How much does attic ventilation cost in 2026?
Most attic ventilation projects cost $300-$2,500 in 2026. Simple baffle and soffit-clearing work can be a few hundred dollars, ridge vent installation often runs $600-$1,800, and powered attic fans typically cost $400-$1,200 installed. Complex roof work or major soffit replacement can cost more.
Does attic ventilation lower energy bills?
It can help in hot climates, but ventilation is usually not the first energy upgrade to buy. ENERGY STAR emphasizes that air sealing and insulation are the foundation; ventilation mainly removes heat and moisture from the attic and protects the roof assembly. A powered attic fan can increase energy use if the attic floor is leaky.

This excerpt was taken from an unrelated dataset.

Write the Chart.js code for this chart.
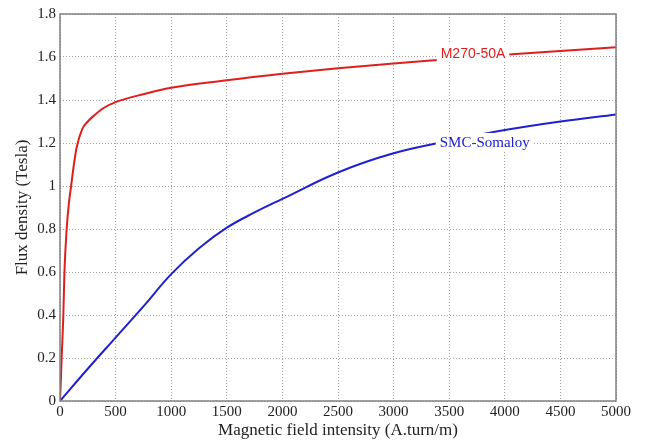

Should I install a powered attic fan?
Only after the attic floor is air sealed, insulation is adequate, and passive intake vents are clear. If the attic is leaky, a powered fan can pull conditioned air from the house into the attic, making the air conditioner work harder. Passive ridge and soffit ventilation is usually the safer first choice.
What is better: ridge vents or gable vents?
A balanced soffit-plus-ridge system is usually the best passive setup because intake air enters low at the soffits and exits high at the ridge. Gable vents can work, especially on older homes, but mixing several exhaust systems can short-circuit airflow. The right answer depends on the roof design.
Do I need baffles before adding attic insulation?
Yes if your attic has soffit vents and you are adding insulation near the eaves. Rafter vents, also called baffles, keep insulation from blocking soffit intake airflow. ENERGY STAR warns that covering soffit vents with insulation is one of the most common attic insulation mistakes.